Tally the lines of the data that include the word "image" and state the total, nothing else.

○ ○ ○ ○ ○

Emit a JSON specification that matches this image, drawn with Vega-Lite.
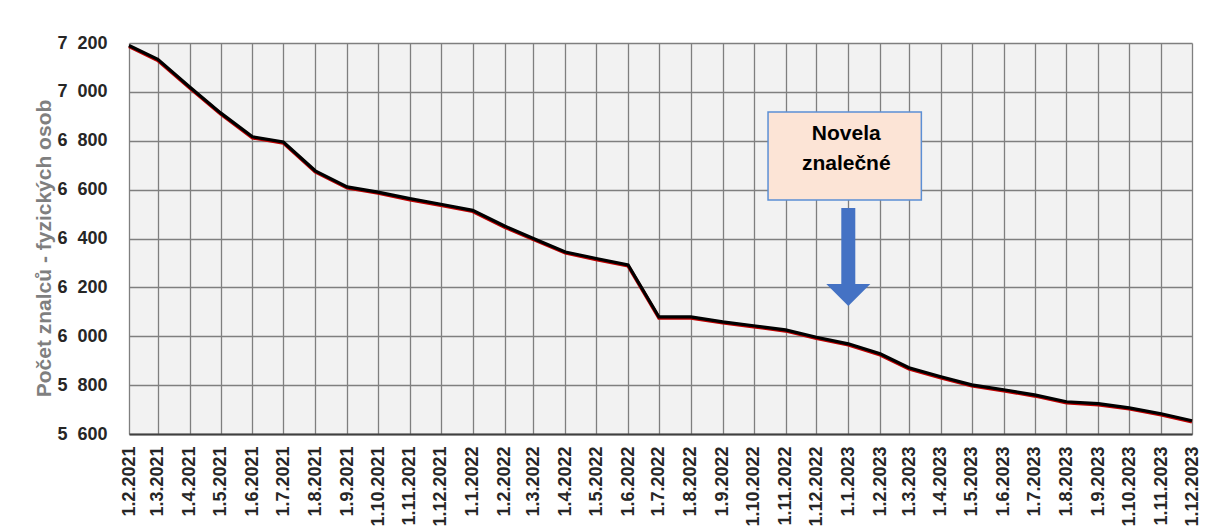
{
  "$schema": "https://vega.github.io/schema/vega-lite/v6.json",
  "width": 1063,
  "height": 391,
  "autosize": "none",
  "padding": {"left": 129, "top": 43, "right": 19, "bottom": 96},
  "background": "white",
  "config": {
    "view": {"fill": "#F2F2F2", "stroke": null},
    "font": "Liberation Sans",
    "axisX": {
      "labelAngle": -90,
      "labelFontSize": 18,
      "labelFontWeight": "bold",
      "labelColor": "#262626",
      "labelPadding": 12,
      "labelOverlap": false,
      "labelFlush": false,
      "ticks": false,
      "grid": true,
      "gridColor": "#7F7F7F",
      "gridWidth": 1.3,
      "gridOpacity": 1,
      "domainColor": "#404040",
      "domainWidth": 2
    },
    "axisY": {
      "titleColor": "#7F7F7F",
      "titleFontSize": 21,
      "titleFontWeight": "bold",
      "titlePadding": 2,
      "titleY": 205,
      "labelFontSize": 18,
      "labelFontWeight": "bold",
      "labelColor": "#262626",
      "labelPadding": 22,
      "ticks": false,
      "domain": false,
      "grid": true,
      "gridColor": "#7F7F7F",
      "gridWidth": 1.3,
      "gridOpacity": 1
    }
  },
  "datasets": {
    "series": [
      {"date": "2021-02-01", "count": 7190},
      {"date": "2021-03-01", "count": 7133},
      {"date": "2021-04-01", "count": 7020},
      {"date": "2021-05-01", "count": 6914},
      {"date": "2021-06-01", "count": 6816},
      {"date": "2021-07-01", "count": 6795},
      {"date": "2021-08-01", "count": 6677},
      {"date": "2021-09-01", "count": 6611},
      {"date": "2021-10-01", "count": 6590},
      {"date": "2021-11-01", "count": 6563},
      {"date": "2021-12-01", "count": 6540},
      {"date": "2022-01-01", "count": 6515},
      {"date": "2022-02-01", "count": 6451},
      {"date": "2022-03-01", "count": 6400},
      {"date": "2022-04-01", "count": 6345},
      {"date": "2022-05-01", "count": 6318},
      {"date": "2022-06-01", "count": 6292},
      {"date": "2022-07-01", "count": 6079},
      {"date": "2022-08-01", "count": 6079},
      {"date": "2022-09-01", "count": 6059},
      {"date": "2022-10-01", "count": 6043},
      {"date": "2022-11-01", "count": 6026},
      {"date": "2022-12-01", "count": 5996},
      {"date": "2023-01-01", "count": 5969},
      {"date": "2023-02-01", "count": 5928},
      {"date": "2023-03-01", "count": 5871},
      {"date": "2023-04-01", "count": 5834},
      {"date": "2023-05-01", "count": 5801},
      {"date": "2023-06-01", "count": 5781},
      {"date": "2023-07-01", "count": 5760},
      {"date": "2023-08-01", "count": 5732},
      {"date": "2023-09-01", "count": 5724},
      {"date": "2023-10-01", "count": 5707},
      {"date": "2023-11-01", "count": 5683},
      {"date": "2023-12-01", "count": 5654}
    ],
    "box": [{"start": "2022-10-15", "end": "2023-03-13", "low": 6558, "high": 6918}],
    "boxtext": [
      {"date": "2022-12-30", "count": 6826, "text": "Novela"},
      {"date": "2022-12-30", "count": 6704, "text": "znalečné"}
    ],
    "shaft": [{"date": "2023-01-01", "top": 6525, "bottom": 6210}],
    "head": [{"date": "2023-01-01", "count": 6169}]
  },
  "layer": [
    {
      "data": {"name": "series"},
      "mark": {"type": "line", "color": "#C00000", "strokeWidth": 3.5, "yOffset": 1},
      "encoding": {
        "x": {
          "field": "date", "type": "temporal",
          "scale": {"type": "utc", "domain": [{"year": 2021, "month": 2, "date": 1, "utc": true}, {"year": 2023, "month": 12, "date": 1, "utc": true}], "nice": false},
          "axis": {"title": null, "labelExpr": "utcFormat(datum.value, '%-d.%-m.%Y')", "tickCount": {"interval": "month", "step": 1}}
        },
        "y": {
          "field": "count", "type": "quantitative",
          "scale": {"domain": [5600, 7200], "nice": false, "zero": false},
          "axis": {"title": "Počet znalců - fyzických osob", "values": [5600, 5800, 6000, 6200, 6400, 6600, 6800, 7000, 7200], "labelExpr": "replace(format(datum.value, ','), ',', '\u2007')"}
        }
      }
    },
    {
      "data": {"name": "series"},
      "mark": {"type": "line", "color": "#000000", "strokeWidth": 3.2},
      "encoding": {
        "x": {"field": "date", "type": "temporal",
          "axis": {"title": null, "labelExpr": "utcFormat(datum.value, '%-d.%-m.%Y')", "tickCount": {"interval": "month", "step": 1}}},
        "y": {"field": "count", "type": "quantitative",
          "axis": {"title": "Počet znalců - fyzických osob", "values": [5600, 5800, 6000, 6200, 6400, 6600, 6800, 7000, 7200], "labelExpr": "replace(format(datum.value, ','), ',', '\u2007')"}}
      }
    },
    {
      "data": {"name": "box"},
      "mark": {"type": "rect", "fill": "#FCE4D6", "stroke": "#5B8FD5", "strokeWidth": 1.5},
      "encoding": {
        "x": {"field": "start", "type": "temporal",
          "axis": {"title": null, "labelExpr": "utcFormat(datum.value, '%-d.%-m.%Y')", "tickCount": {"interval": "month", "step": 1}}},
        "x2": {"field": "end"},
        "y": {"field": "low", "type": "quantitative",
          "axis": {"title": "Počet znalců - fyzických osob", "values": [5600, 5800, 6000, 6200, 6400, 6600, 6800, 7000, 7200], "labelExpr": "replace(format(datum.value, ','), ',', '\u2007')"}},
        "y2": {"field": "high"}
      }
    },
    {
      "data": {"name": "boxtext"},
      "mark": {"type": "text", "fontSize": 21, "fontWeight": "bold", "color": "#000000", "font": "Liberation Sans"},
      "encoding": {
        "x": {"field": "date", "type": "temporal",
          "axis": {"title": null, "labelExpr": "utcFormat(datum.value, '%-d.%-m.%Y')", "tickCount": {"interval": "month", "step": 1}}},
        "y": {"field": "count", "type": "quantitative",
          "axis": {"title": "Počet znalců - fyzických osob", "values": [5600, 5800, 6000, 6200, 6400, 6600, 6800, 7000, 7200], "labelExpr": "replace(format(datum.value, ','), ',', '\u2007')"}},
        "text": {"field": "text"}
      }
    },
    {
      "data": {"name": "shaft"},
      "mark": {"type": "rule", "color": "#4472C4", "strokeWidth": 14},
      "encoding": {
        "x": {"field": "date", "type": "temporal",
          "axis": {"title": null, "labelExpr": "utcFormat(datum.value, '%-d.%-m.%Y')", "tickCount": {"interval": "month", "step": 1}}},
        "y": {"field": "top", "type": "quantitative",
          "axis": {"title": "Počet znalců - fyzických osob", "values": [5600, 5800, 6000, 6200, 6400, 6600, 6800, 7000, 7200], "labelExpr": "replace(format(datum.value, ','), ',', '\u2007')"}},
        "y2": {"field": "bottom"}
      }
    },
    {
      "data": {"name": "head"},
      "mark": {"type": "point", "shape": "M-1,-0.5L1,-0.5L0,0.5Z", "size": 1936, "filled": true, "color": "#4472C4", "opacity": 1},
      "encoding": {
        "x": {"field": "date", "type": "temporal",
          "axis": {"title": null, "labelExpr": "utcFormat(datum.value, '%-d.%-m.%Y')", "tickCount": {"interval": "month", "step": 1}}},
        "y": {"field": "count", "type": "quantitative",
          "axis": {"title": "Počet znalců - fyzických osob", "values": [5600, 5800, 6000, 6200, 6400, 6600, 6800, 7000, 7200], "labelExpr": "replace(format(datum.value, ','), ',', '\u2007')"}}
      }
    }
  ]
}
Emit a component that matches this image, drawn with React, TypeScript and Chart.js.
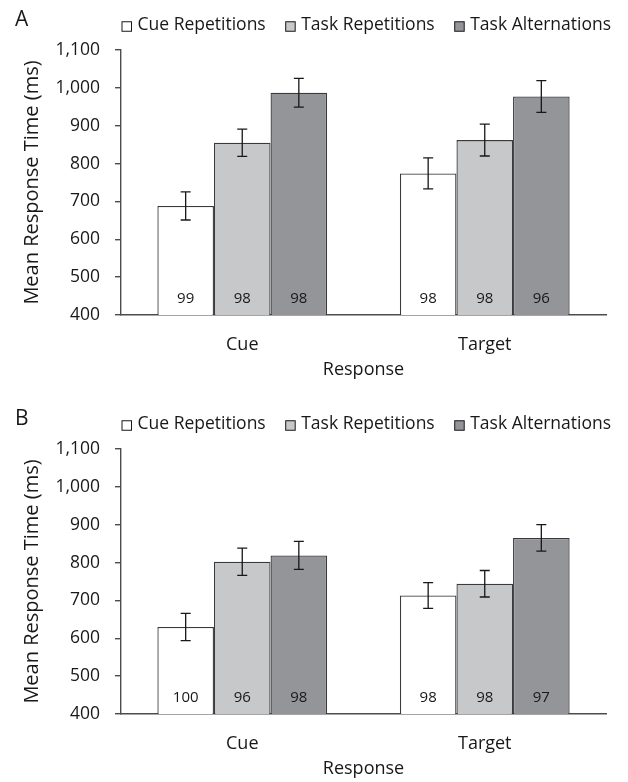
import React, { useEffect, useRef } from "react";
import { Chart, registerables } from "chart.js";
Chart.register(...registerables);

// ---------- data ----------
const categories = ["Cue", "Target"];
const seriesLabels = ["Cue Repetitions", "Task Repetitions", "Task Alternations"];
const yMin = 400;
const yMax = 1100;
const yStep = 100;

// Panel A
const aCueRep = [688, 774];
const aTaskRep = [855, 862];
const aTaskAlt = [987, 977];
const aCueRepErr = [37, 41];
const aTaskRepErr = [36, 42];
const aTaskAltErr = [38, 42];
const aCueRepAcc = [99, 98];
const aTaskRepAcc = [98, 98];
const aTaskAltAcc = [98, 96];

// Panel B
const bCueRep = [630, 713];
const bTaskRep = [802, 744];
const bTaskAlt = [819, 865];
const bCueRepErr = [36, 34];
const bTaskRepErr = [36, 35];
const bTaskAltErr = [37, 35];
const bCueRepAcc = [100, 98];
const bTaskRepAcc = [96, 98];
const bTaskAltAcc = [98, 97];

// ---------- style ----------
const FONT = '"Open Sans", "Noto Sans", sans-serif';
const TEXT = "#1a1718";
const AXIS = "#4d4d4f";
const fills = ["#ffffff", "#c7c8ca", "#939598"];
const W = 628;
const H = 391;

type PanelProps = {
  letter: string;
  values: number[][];
  errors: number[][];
  acc: number[][];
};

function makeErrorPlugin(errors: number[][], acc: number[][]) {
  return {
    id: "errorBarsAndLabels",
    afterDatasetsDraw(chart: any) {
      const ctx = chart.ctx as CanvasRenderingContext2D;
      const ys = chart.scales.y;
      chart.data.datasets.forEach((ds: any, i: number) => {
        const meta = chart.getDatasetMeta(i);
        meta.data.forEach((bar: any, j: number) => {
          const v = ds.data[j] as number;
          const e = errors[i][j];
          const x = bar.x;
          const yT = ys.getPixelForValue(v + e);
          const yB = ys.getPixelForValue(v - e);
          ctx.save();
          ctx.strokeStyle = TEXT;
          ctx.lineWidth = 1.3;
          ctx.beginPath();
          ctx.moveTo(x, yT);
          ctx.lineTo(x, yB);
          ctx.moveTo(x - 5, yT);
          ctx.lineTo(x + 5, yT);
          ctx.moveTo(x - 5, yB);
          ctx.lineTo(x + 5, yB);
          ctx.stroke();
          ctx.fillStyle = TEXT;
          ctx.font = `15px ${FONT}`;
          ctx.textAlign = "center";
          ctx.textBaseline = "middle";
          ctx.fillText(String(acc[i][j]), x, ys.getPixelForValue(yMin) - 16);
          ctx.restore();
        });
      });
    },
  };
}

function makeLegendPlugin(letter: string) {
  return {
    id: "customLegend",
    afterDraw(chart: any) {
      const ctx = chart.ctx as CanvasRenderingContext2D;
      ctx.save();
      // panel letter
      ctx.fillStyle = TEXT;
      ctx.font = `21px ${FONT}`;
      ctx.textAlign = "left";
      ctx.textBaseline = "middle";
      ctx.fillText(letter, 15, 20);
      // legend
      ctx.font = `17.5px ${FONT}`;
      let x = 122;
      const box = 9.5;
      const cy = 25;
      chart.data.datasets.forEach((ds: any) => {
        ctx.fillStyle = ds.backgroundColor;
        ctx.fillRect(x, cy + 1.5 - box / 2, box, box);
        ctx.strokeStyle = TEXT;
        ctx.lineWidth = 1;
        ctx.strokeRect(x, cy + 1.5 - box / 2, box, box);
        ctx.fillStyle = TEXT;
        const tx = x + box + 6;
        ctx.fillText(ds.label, tx, cy);
        x = tx + ctx.measureText(ds.label).width + 20;
      });
      ctx.restore();
    },
  };
}

function Panel({ letter, values, errors, acc }: PanelProps) {
  const ref = useRef<HTMLCanvasElement | null>(null);
  useEffect(() => {
    if (!ref.current) return;
    const chart = new Chart(ref.current, {
      type: "bar",
      data: {
        labels: categories,
        datasets: seriesLabels.map((lab, i) => ({
          label: lab,
          data: values[i],
          backgroundColor: fills[i],
          borderColor: "#3a3a3c",
          borderWidth: 1.3,
          categoryPercentage: 0.7,
          barPercentage: 1.0,
        })),
      },
      options: {
        animation: false,
        responsive: false,
        devicePixelRatio: 1,
        layout: { padding: { top: 50, right: 22, left: 0, bottom: 0 } },
        plugins: {
          legend: { display: false },
          title: { display: false },
          tooltip: { enabled: false },
        },
        scales: {
          x: {
            type: "category",
            grid: { display: false, drawTicks: false },
            border: { display: true, color: AXIS, width: 1.4 },
            ticks: {
              color: TEXT,
              font: { family: FONT, size: 18 },
              padding: 19,
            },
            title: {
              display: true,
              text: "Response",
              color: TEXT,
              font: { family: FONT, size: 18 },
              padding: { top: 0, bottom: 10 },
            },
            afterFit: (s: any) => {
              s.height = H - 315;
            },
          },
          y: {
            min: yMin,
            max: yMax,
            ticks: {
              stepSize: yStep,
              color: TEXT,
              font: { family: FONT, size: 17.5 },
              padding: 15,
              callback: (v: any) => Number(v).toLocaleString("en-US"),
            },
            grid: {
              drawOnChartArea: false,
              drawTicks: true,
              tickLength: 6,
              color: AXIS,
              lineWidth: 1.4,
            },
            border: { display: true, color: AXIS, width: 1.4 },
            title: {
              display: true,
              text: "Mean Response Time (ms)",
              color: TEXT,
              font: { family: FONT, size: 20 },
              padding: { top: 20, bottom: 0 },
            },
            afterFit: (s: any) => {
              s.width = 121;
            },
          },
        },
      },
      plugins: [makeErrorPlugin(errors, acc), makeLegendPlugin(letter)],
    });
    return () => chart.destroy();
  }, []);
  return <canvas ref={ref} width={W} height={H} style={{ display: "block", width: W, height: H }} />;
}

export default function App() {
  return (
    <div
      style={{
        position: "fixed",
        left: 0,
        top: 0,
        width: W,
        height: 782,
        overflow: "hidden",
        background: "#fff",
      }}
    >
      <div style={{ position: "absolute", left: 0, top: 0 }}>
        <Panel
          letter="A"
          values={[aCueRep, aTaskRep, aTaskAlt]}
          errors={[aCueRepErr, aTaskRepErr, aTaskAltErr]}
          acc={[aCueRepAcc, aTaskRepAcc, aTaskAltAcc]}
        />
      </div>
      <div style={{ position: "absolute", left: 0, top: 399 }}>
        <Panel
          letter="B"
          values={[bCueRep, bTaskRep, bTaskAlt]}
          errors={[bCueRepErr, bTaskRepErr, bTaskAltErr]}
          acc={[bCueRepAcc, bTaskRepAcc, bTaskAltAcc]}
        />
      </div>
    </div>
  );
}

○ ○ ○ ○ ○

> Result below
2